The goal of training a QCBM is to adjust the parameters θ so that the probability distribution pθ(x) defined by the circuit closely approximates a target probability distribution ptarget(x), often represented implicitly by a set of training data samples S={s1,s2,...,sN}.
Basic workflow of training a Quantum Circuit Born Machine. The PQC generates samples, which are compared to target data via a loss function. A classical optimizer updates the PQC parameters θ.
Training QCBMs: Matching Distributions
Since we typically only have samples S from the target distribution ptarget(x), we cannot directly minimize divergences like the Kullback-Leibler (KL) divergence, which require explicit knowledge of ptarget(x). Instead, common approaches rely on comparing the samples generated by the QCBM, {xi}, with the training data samples{sj}.
A widely used loss function for this purpose is the Maximum Mean Discrepancy (MMD). MMD is a distance metric between probability distributions based on the idea that two distributions are identical if and only if the mean embeddings of the distributions in a Reproducing Kernel Hilbert Space (RKHS) are identical. For training QCBMs, we typically compute a sample-based estimate of the MMD:
LMMD(θ)=N1j=1∑Nϕ(sj)−M1i=1∑Mϕ(xi(θ))H2
Here, ϕ is a feature map associated with a classical kernel k(x,x′)=⟨ϕ(x),ϕ(x′)⟩H (e.g., a Gaussian kernel), {sj} are samples from the target data, and {xi(θ)} are samples generated by the QCBM with parameters θ. The goal is to minimize LMMD(θ) with respect to θ.
Training involves an iterative optimization loop:
Generate a batch of M samples {xi(θ)} from the QCBM by preparing and measuring U(θ)∣0⟩⊗n.
Take a batch of N samples {sj} from the training dataset.
Compute the MMD loss LMMD(θ) (or another suitable loss) using these batches.
Estimate the gradient of the loss ∇θLMMD(θ). This often requires techniques like the parameter-shift rule, as discussed for general VQAs, applied carefully to the MMD objective.
Update the parameters θ using a classical optimizer (e.g., Adam, SGD, SPSA).
Repeat until convergence.
Challenges and Considerations
While conceptually elegant, training QCBMs faces significant practical challenges, many shared with other VQAs and QNNs:
Choice of Ansatz: The expressibility and trainability of the QCBM heavily depend on the structure of the PQC U(θ). A poorly chosen ansatz might not be capable of representing the target distribution or might suffer severely from issues like barren plateaus.

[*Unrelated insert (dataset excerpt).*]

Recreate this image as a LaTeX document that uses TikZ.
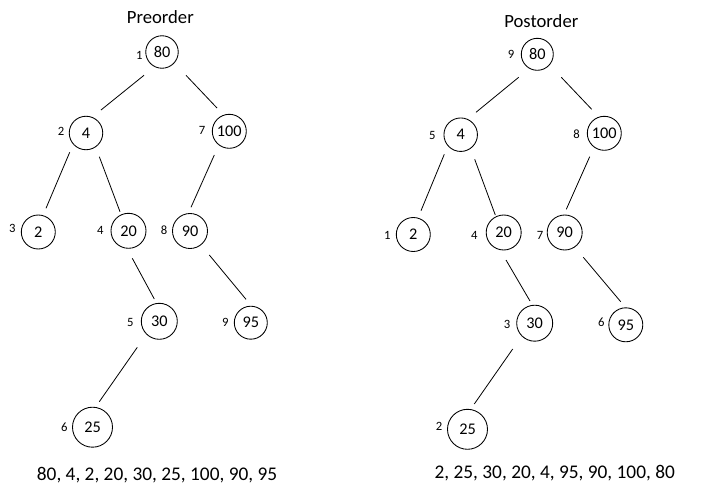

Optimization: Finding the optimal parameters θ can be difficult due to non-convex loss landscapes, the potential for barren plateaus (especially with deep circuits or global loss functions), and the stochastic nature of gradient estimation based on finite samples.
Gradient Estimation: Calculating gradients, often via the parameter-shift rule, requires executing additional circuits, increasing the computational cost per optimization step. The variance in gradient estimates due to finite measurement shots can also slow down convergence.
Loss Function Estimation: Estimating loss functions like MMD requires a sufficient number of samples (M and N) from both the QCBM and the target data in each step to get a reliable estimate, adding to the overall measurement budget.
Evaluation: Quantifying how well the trained QCBM pθ(x) approximates ptarget(x) is non-trivial, especially in high dimensions. Metrics often rely on comparing moments, evaluating performance on downstream tasks, or using other statistical tests on generated samples.
Despite these challenges, QCBMs represent an important class of QNNs focused on generative tasks. They provide a framework for leveraging quantum circuits to learn and sample from complex probability distributions potentially intractable for classical methods. Their study illuminates the possibilities and difficulties of using quantum computation for unsupervised learning problems. We will encounter related concepts when discussing Quantum Generative Adversarial Networks (QGANs) in the next chapter.